The mere fact that not a single one of their predictions has ever come true, doesn’t slow these guys down.

Walter Sobchak
June 4, 2021 6:59 pm

Mathematical onanism. They better stop or they will develop acne.

Clyde Spencer
Reply to  Walter Sobchak
June 5, 2021 12:03 pm

Or go blind! Wait, they’re already blind.

John Boland
June 4, 2021 8:18 pm

I remember another domino effect, Vietnam. It never happened.

BSC
June 5, 2021 3:00 am

So it’s back to the good ol’ tipping points, is it? Haven’t heard that term used for a good couple of years now.

observa
June 5, 2021 3:22 am

News flash! The climate seesaws and humans evolve/adapt-
‘Climate Seesaw’ Spurred Human Evolution in Africa For Millennia, Scientists Say (msn.com)

Careful chaps as this sort of impure thinking could lead to…gulp…the dark side and denial of the human caused dooming with no more grants for you.

Mickey Reno
June 5, 2021 5:28 am

If a scientist is WARNING of something, then he is either making a prediction to be tested and challenged and possibly falsified, or he is a priest in a cult, making prophecy for a herd of religious believers.

When the Miller-ites and all the other believers associated with what is now the Seventh Day Adventist church, LIVED through their predicted end of times, they didn’t call it “The Great Relief” or “The Great Deliverance.” No, they called it “The Great Disappointment.” They WANTED to be wiped out by God / Providence.

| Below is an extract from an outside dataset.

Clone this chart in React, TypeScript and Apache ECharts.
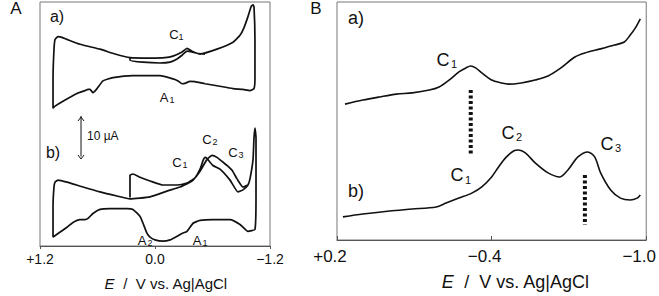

To the degree that they are serious about their warnings, and not just economic frauds and scammers (which abound in the our governmental bureaucracies and educational cesspools known as research universities), modern day CAGW alarmists are simply additional flavors of irrational doomsayers and predictors of the Apocalypse. They are modern-day Millerites and Branch Davidians and People’s temple cultists, hoping for the end of the world. Because they hate humans and human accomplishment, human thriving. That’s what misanthropes do, particularly Malthusian misanthropes. We need to call out these extreme beliefs among the so-called “scientific” consensus and to label fanatics as cultists when they abandon scientific objectivity in an attempt to pimp their predictions. NPR will hate being called a cult. BBC, MS-NBC will hate it. But we must do it, because we value accuracy and objectivity and history.

June 5, 2021 7:44 am

The very scientific Monte Carlo approach.
Remember the Chevrolet Monte Carlo? The poor man’s Impala and a competitor to the Chrysler Cordoba. Apparently these old rust buckets have found a second life as an important tool in climate science.

Clyde Spencer
June 5, 2021 11:41 am

“Tipping Points” is an over-used misnomer.